Marco1971 ha scritto:Antistorico non mi pare: la storia c’insegna che in molte epoche si son levate voci di lamento per le sorti della lingua. Ma piú m’interesserebbe che lei esplicitasse il pericolo o i pericoli ai quali allude.
Non volevo dire che non si è mai parlato di bene o di male, riguardo alle sorti della lingua, ma che esse non sono categorie storiche.
Il pericolo, di cui abbiamo parlato varie volte, è di congelare la lingua, com’è accaduto in qualche periodo del nostro passato, per poi trovarsi, all’inevitabile scongelamento, a fare i conti con una realtà che si è allontanata per conto proprio. Con tutti gl’inevitabili traumi associati (che abbiamo vissuto nell’ultimo secolo e stiamo ancora vivendo).
Marco1971 ha scritto:Il francese antico è lingua altra dal francese moderno, tant’è vero che oggi risulta del tutto incomprensibile ai parlanti nativi.
Si potrebbe anche dire però: nonostante il francese antico sia incomprensibile ai parlanti moderni si può parlare sempre di una stessa lingua (come si fa per il latino arcaico rispetto al latino classico).
Marco1971 ha scritto:È una questione di misura. Vorrei chiederle, visto che è molto informato al riguardo, se in latino le parole greche venivano adoperate usualmente nella loro grafia originaria (coll’alfabeto greco) o se non venissero traslitterate e adattate. Io so soltanto che, tanto per fare un esempio, philosophia non solo s’è traslitterata, ma non è neanche in contrasto colla fonotassi latina.
Se è per questo, il latino nei confronti del greco è stato smisurato e difficilmente si troverà una lingua talmente infarcita di un’altra lingua.
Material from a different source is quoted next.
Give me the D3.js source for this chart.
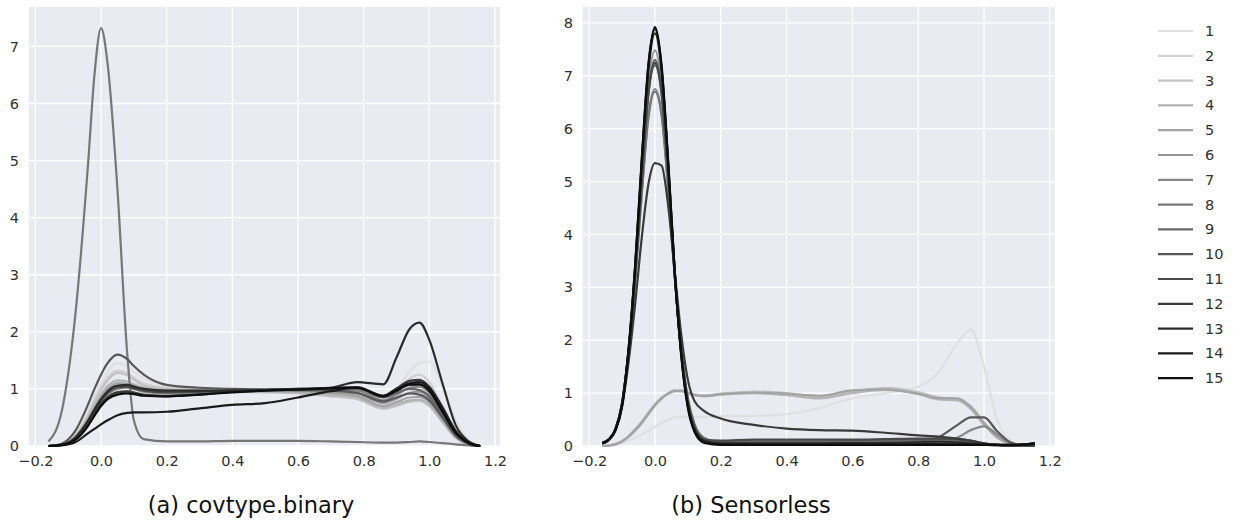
<!DOCTYPE html>
<html><head><meta charset="utf-8">
<script src="https://cdn.jsdelivr.net/npm/d3@7"></script>
<style>
body{margin:0;background:#fff;}
text{font-family:"DejaVu Sans",sans-serif;}
</style>
</head><body>
<svg id="chart" width="1233" height="520"></svg>
<script>
// ---------- data ----------
const seriesLabels = ["1","2","3","4","5","6","7","8","9","10","11","12","13","14","15"];
const xTicks = [-0.2, 0.0, 0.2, 0.4, 0.6, 0.8, 1.0, 1.2];
const yTicksA = [0,1,2,3,4,5,6,7];
const yTicksB = [0,1,2,3,4,5,6,7,8];
const titleA = "(a) covtype.binary";
const titleB = "(b) Sensorless";

// x sample positions (covtype.binary)
const xA = [-0.16,-0.12,-0.08,-0.04,-0.02,0,0.02,0.05,0.08,0.1,0.13,0.2,0.3,0.4,0.5,0.6,0.7,0.78,0.86,0.9,0.94,0.97,1.0,1.04,1.08,1.12,1.155];
const cov01 = [0,0.03,0.2,0.6,0.85,1.1,1.3,1.45,1.4,1.3,1.18,1.06, 1.0,0.98,0.96,0.95,0.93, 0.9,0.85,1.0,1.3,1.46,1.48,1.05,0.45,0.1,0];
const cov02 = [0,0.03,0.18,0.55,0.8,1.02,1.2,1.32,1.28,1.2,1.1,1.02, 0.99,0.97,0.96,0.95,0.92, 0.88,0.78,0.95,1.18,1.25,1.12,0.7,0.3,0.06,0];
const cov03 = [0,0.02,0.17,0.52,0.76,0.98,1.15,1.28,1.24,1.16,1.06,1.0, 0.97,0.95,0.94,0.92,0.87, 0.82,0.65,0.7,0.77,0.79,0.7,0.42,0.14,0.03,0];
const cov04 = [0,0.02,0.15,0.48,0.7,0.9,1.05,1.15,1.13,1.08,1.02,0.98, 0.97,0.96,0.95,0.94,0.9, 0.85,0.68,0.73,0.8,0.81,0.72,0.43,0.15,0.03,0];
const cov05 = [0,0.02,0.14,0.45,0.66,0.86,1.0,1.1,1.09,1.05,1.0,0.96, 0.96,0.97,0.97,0.96,0.93, 0.88,0.7,0.77,0.85,0.86,0.77,0.47,0.17,0.04,0];
const cov06 = [0,0.02,0.13,0.42,0.62,0.8,0.94,1.05,1.05,1.02,0.97,0.93, 0.94,0.96,0.97,0.97,0.95, 0.92,0.75,0.83,0.93,0.95,0.85,0.52,0.19,0.04,0];
const cov07 = [0,0.02,0.12,0.4,0.6,0.78,0.9,1.0,1.02,1.0,0.95,0.92, 0.94,0.96,0.98,0.98,0.98, 0.97,0.8,0.9,1.02,1.04,0.93,0.58,0.22,0.05,0];
const cov08 = [0.08,0.6,2.2,4.9,6.5,7.32,6.7,4.5,1.6,0.45,0.12,0.08, 0.08,0.09,0.09,0.09,0.08, 0.07,0.06,0.06,0.07,0.08,0.07,0.05,0.03,0.01,0];
const cov09 = [0,0.02,0.11,0.37,0.56,0.73,0.85,0.94,0.96,0.94,0.9,0.88, 0.91,0.95,0.98,0.99,1.0, 1.0,0.85,0.93,1.0,0.98,0.87,0.55,0.2,0.05,0];
const cov10 = [0,0.04,0.25,0.72,1.0,1.25,1.45,1.6,1.52,1.4,1.25,1.07, 1.02,1.0,0.99,0.98,0.97, 0.93,0.78,0.85,0.92,0.9,0.8,0.5,0.18,0.04,0];
const cov11 = [0,0.02,0.13,0.42,0.62,0.8,0.93,1.03,1.04,1.01,0.97,0.94, 0.95,0.97,0.99,1.0,1.01, 1.02,0.86,0.97,1.07,1.08,0.97,0.62,0.24,0.05,0];
const cov12 = [0,0.02,0.12,0.38,0.57,0.74,0.85,0.94,0.95,0.93,0.89,0.87, 0.9,0.95,0.98,1.0,1.02, 1.03,0.88,1.01,1.14,1.16,1.04,0.68,0.27,0.06,0];
const cov13 = [0,0.02,0.14,0.44,0.64,0.82,0.96,1.06,1.07,1.04,1.0,0.97, 0.97,0.97,0.98,0.99,1.02, 1.12,1.08,1.55,2.05,2.16,1.86,1.1,0.37,0.08,0];
const cov14 = [0,0.01,0.06,0.22,0.3,0.38,0.45,0.54,0.58,0.59,0.59,0.6, 0.66,0.72,0.75,0.85,0.96, 1.02,0.88,0.99,1.1,1.12,1.02,0.66,0.26,0.06,0];
const cov15 = [0,0.02,0.1,0.35,0.53,0.7,0.82,0.9,0.92,0.91,0.88,0.87, 0.9,0.94,0.97,0.99,1.01, 1.02,0.87,0.97,1.08,1.08,0.97,0.6,0.23,0.05,0];

// x sample positions (Sensorless)
const xB = [-0.16,-0.14,-0.12,-0.1,-0.08,-0.06,-0.04,-0.02,0,0.02,0.04,0.06,0.08,0.1,0.12,0.15,0.2,0.3,0.4,0.5,0.6,0.7,0.8,0.86,0.92,0.96,1.0,1.04,1.08,1.12,1.155];
const sen01 = [0,0.01,0.03,0.06,0.1,0.15,0.22,0.29, 0.36,0.44,0.5,0.54,0.55,0.55,0.55,0.55, 0.56,0.57,0.6,0.72,0.9,1.0,1.12, 1.38,1.95,2.2,1.5,0.5,0.1,0.01,0];
const sen02 = [0,0.01,0.04,0.09,0.18,0.3,0.45,0.62, 0.78,0.9,0.99,1.04,1.04,1.0,0.96,0.95, 0.98,1.02,0.98,0.94,1.04,1.08,1.0, 0.9,0.89,0.72,0.42,0.17,0.05,0.01,0];
const sen03 = [0,0.01,0.03,0.08,0.17,0.29,0.43,0.6, 0.76,0.89,0.98,1.03,1.03,1.0,0.97,0.96, 0.99,1.03,1.0,0.93,1.02,1.1,1.02, 0.92,0.87,0.75,0.45,0.18,0.05,0.01,0];
const sen04 = [0,0.01,0.04,0.09,0.19,0.32,0.46,0.63, 0.79,0.91,1.0,1.05,1.05,1.01,0.97,0.95, 0.97,1.0,0.96,0.9,1.0,1.06,0.98, 0.88,0.86,0.7,0.4,0.16,0.04,0.01,0];
const sen05 = [0,0.01,0.03,0.09,0.18,0.3,0.44,0.61, 0.77,0.9,0.99,1.04,1.04,1.0,0.96,0.94, 0.98,1.01,0.99,0.95,1.05,1.07,0.99, 0.91,0.9,0.74,0.43,0.17,0.05,0.01,0];
const sen06 = [0.05,0.11,0.3,0.78,1.8,3.3,5.15,6.85, 7.48,6.85,5.2,3.25,1.75,0.8,0.33,0.1, 0.03,0.02,0.02,0.02,0.02,0.02,0.02, 0.02,0.02,0.02,0.02,0.01,0.01,0.02,0.04];
const sen07 = [0.05,0.12,0.32,0.82,1.8,3.15,4.8,6.25, 6.75,6.3,4.9,3.2,1.8,0.88,0.4,0.14, 0.06,0.05,0.05,0.05,0.06,0.06,0.06, 0.07,0.16,0.3,0.37,0.22,0.06,0.01,0];
const sen08 = [0.05,0.12,0.32,0.82,1.8,3.15,4.78,6.2, 6.7,6.25,4.88,3.2,1.82,0.9,0.42,0.15, 0.06,0.04,0.04,0.04,0.04,0.05,0.05, 0.05,0.05,0.04,0.03,0.02,0.01,0.01,0.02];
const sen09 = [0.06,0.13,0.33,0.8,1.8,3.25,5.05,6.7, 7.3,6.75,5.15,3.25,1.78,0.82,0.35,0.12, 0.08,0.09,0.09,0.09,0.1,0.1,0.11, 0.11,0.1,0.07,0.03,0.01,0.01,0.02,0.03];
const sen10 = [0.05,0.12,0.32,0.8,1.8,3.25,5.0,6.65, 7.2,6.65,5.1,3.25,1.8,0.85,0.37,0.12, 0.05,0.05,0.05,0.05,0.05,0.06,0.08, 0.16,0.4,0.54,0.54,0.28,0.07,0.01,0];
const sen11 = [0.06,0.12,0.32,0.8,1.8,3.25,5.02,6.68, 7.25,6.7,5.12,3.25,1.78,0.83,0.35,0.12, 0.1,0.12,0.12,0.12,0.12,0.13,0.14, 0.14,0.13,0.1,0.05,0.02,0.01,0.02,0.04];
const sen12 = [0.05,0.12,0.3,0.75,1.6,2.7,3.95,4.95, 5.35,5.3,4.55,3.3,2.1,1.25,0.85,0.66, 0.52,0.4,0.33,0.3,0.29,0.25,0.2, 0.18,0.14,0.1,0.05,0.02,0.01,0.01,0.02];
const sen13 = [0.06,0.13,0.32,0.8,1.85,3.4,5.35,7.1, 7.8,7.1,5.35,3.3,1.75,0.78,0.32,0.1, 0.05,0.05,0.05,0.05,0.06,0.06,0.07, 0.08,0.07,0.05,0.03,0.02,0.01,0.02,0.04];
const sen14 = [0.05,0.12,0.3,0.78,1.85,3.45,5.45,7.2, 7.88,7.15,5.35,3.3,1.72,0.75,0.3,0.08, 0.03,0.02,0.02,0.02,0.02,0.02,0.03, 0.03,0.03,0.03,0.02,0.02,0.02,0.03,0.05];
const sen15 = [0.06,0.12,0.3,0.75,1.8,3.4,5.4,7.2, 7.92,7.2,5.4,3.3,1.7,0.72,0.27,0.06, 0.02,0.02,0.02,0.02,0.02,0.02,0.02, 0.02,0.02,0.02,0.02,0.02,0.02,0.03,0.05];

const covtypeSeries = [cov01,cov02,cov03,cov04,cov05,cov06,cov07,cov08,cov09,cov10,cov11,cov12,cov13,cov14,cov15];
const sensorlessSeries = [sen01,sen02,sen03,sen04,sen05,sen06,sen07,sen08,sen09,sen10,sen11,sen12,sen13,sen14,sen15];

// ---------- drawing ----------
const svg = d3.select("#chart");
svg.append("rect").attr("width",1233).attr("height",520).attr("fill","#ffffff");

const color = d3.scaleLinear().domain([0, seriesLabels.length-1])
  .range(["#e0e0e0", "#0d0d0d"]).interpolate(d3.interpolateRgb);

const TOP = 7, BOTTOM = 446;
const fmt = d3.format(".1f");
const TICK_FS = 14.5;

function panel(xs, seriesList, yMax, yTicks, x0, x1, title, titleX, yLabelX) {
  const x = d3.scaleLinear().domain([-0.22, 1.215]).range([x0, x1]);
  const y = d3.scaleLinear().domain([0, yMax]).range([BOTTOM, TOP]);
  const g = svg.append("g");
  g.append("rect").attr("x", x0).attr("y", TOP)
    .attr("width", x1 - x0).attr("height", BOTTOM - TOP).attr("fill", "#eaeaf2");
  // grid
  g.selectAll(".vg").data(xTicks).join("line")
    .attr("x1", d => x(d)).attr("x2", d => x(d))
    .attr("y1", TOP).attr("y2", BOTTOM)
    .attr("stroke", "#ffffff").attr("stroke-width", 1.3);
  g.selectAll(".hg").data(yTicks).join("line")
    .attr("x1", x0).attr("x2", x1)
    .attr("y1", d => y(d)).attr("y2", d => y(d))
    .attr("stroke", "#ffffff").attr("stroke-width", 1.3);
  // axes labels
  const xAxis = d3.axisBottom(x).tickValues(xTicks).tickFormat(fmt).tickSize(0).tickPadding(10);
  const ax = g.append("g").attr("transform", `translate(0,${BOTTOM})`).call(xAxis);
  ax.select(".domain").remove();
  ax.selectAll("text").attr("font-size", TICK_FS).attr("fill", "#303030")
    .attr("font-family", "DejaVu Sans");
  const yAxis = d3.axisLeft(y).tickValues(yTicks).tickFormat(d3.format("d")).tickSize(0).tickPadding(x0 - yLabelX);
  const ay = g.append("g").attr("transform", `translate(${x0},0)`).call(yAxis);
  ay.select(".domain").remove();
  ay.selectAll("text").attr("font-size", TICK_FS).attr("fill", "#303030")
    .attr("font-family", "DejaVu Sans");
  // curves
  const line = d3.line().x((d, i) => x(xs[i])).y(d => y(d)).curve(d3.curveMonotoneX);
  seriesList.forEach((vals, i) => {
    g.append("path").datum(vals).attr("d", line)
      .attr("fill", "none").attr("stroke", color(i))
      .attr("stroke-width", 2.2).attr("stroke-linejoin", "round");
  });
  svg.append("text").attr("x", titleX).attr("y", 513)
    .attr("text-anchor", "middle").attr("font-size", 22.5)
    .attr("fill", "#111").text(title);
}

panel(xA, covtypeSeries, 7.69, yTicksA, 28.8, 499.9, titleA, 251, 19);
panel(xB, sensorlessSeries, 8.3, yTicksB, 582.6, 1054.7, titleB, 751, 573);

// legend
const lg = svg.append("g");
seriesLabels.forEach((lab, i) => {
  const yy = 31 + i * 24.8;
  lg.append("line").attr("x1", 1158).attr("x2", 1193).attr("y1", yy).attr("y2", yy)
    .attr("stroke", color(i)).attr("stroke-width", 2.2);
  lg.append("text").attr("x", 1205).attr("y", yy).attr("dy", "0.35em")
    .attr("font-size", TICK_FS).attr("fill", "#303030").text(lab);
});
</script>
</body></html>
La domanda sulla grafia originaria e la traslitterazione è, a mio parere, mal posta. Una cosa è l’alfabeto usato per esprimere i suoni di una lingua altra sono i suoni.
Anche noi traslitteriamo i termini di popoli che usano altri alfabeti, ma gl’inglesi usano il nostro stesso alfabeto (più o meno esteso).
Le parole greche in latino hanno subito gli adattamenti più vari da un minimo a un massimo: a seconda di varianti diastratiche, diatopiche e diacroniche.
Per rendere la marea di termini greci acquisiti in tutta la sua storia, il latino si è dovuto dotare di nuovi grafemi (ch, ph, th, x, y, z) e addirittura di nuove lettere: x, y, z.
Come vede, nel caso di
philosophia, vi è stato qualcosa di meno di una completa traslitterazione perché il termine (non questo in particolare, ovviamente, ma questa tipologia) ha comportato l’introduzione di un nesso estraneo. Anche la fonotassi di conseguenza è cambiata.
Marco1971 ha scritto:Quando vien meno del tutto la comprensibilità e le forme non sono neanche minimamente riconoscibili, allora per me si deve parlare di lingua diversa.
In genere la situazione non è mai così drastica. Noi, ad esempio, avvertiamo una certa familiarità col latino. Dico sempre che noi siamo i latini del duemila.
Marco1971 ha scritto:E perché non possiamo parlare di bene e di male? La lingua non è solo un inarcarsi piú o meno fluido di suoni articolati, è anche il patrimonio di tutt’un popolo e non si può ragionevolmente prescindere dai vincoli affettivi che legano gl’individui alla loro storia, personale e collettiva.
Non si può e
non si deve. Ma se uno è più aperto ai naturali cambiamenti della lingua e, soprattutto, se individua nella povertà culturale il vero nocciolo del problema (e di conseguenza il vero campo sul quale agire) non è che sia meno legato affettivamente alla propria storia, ecc.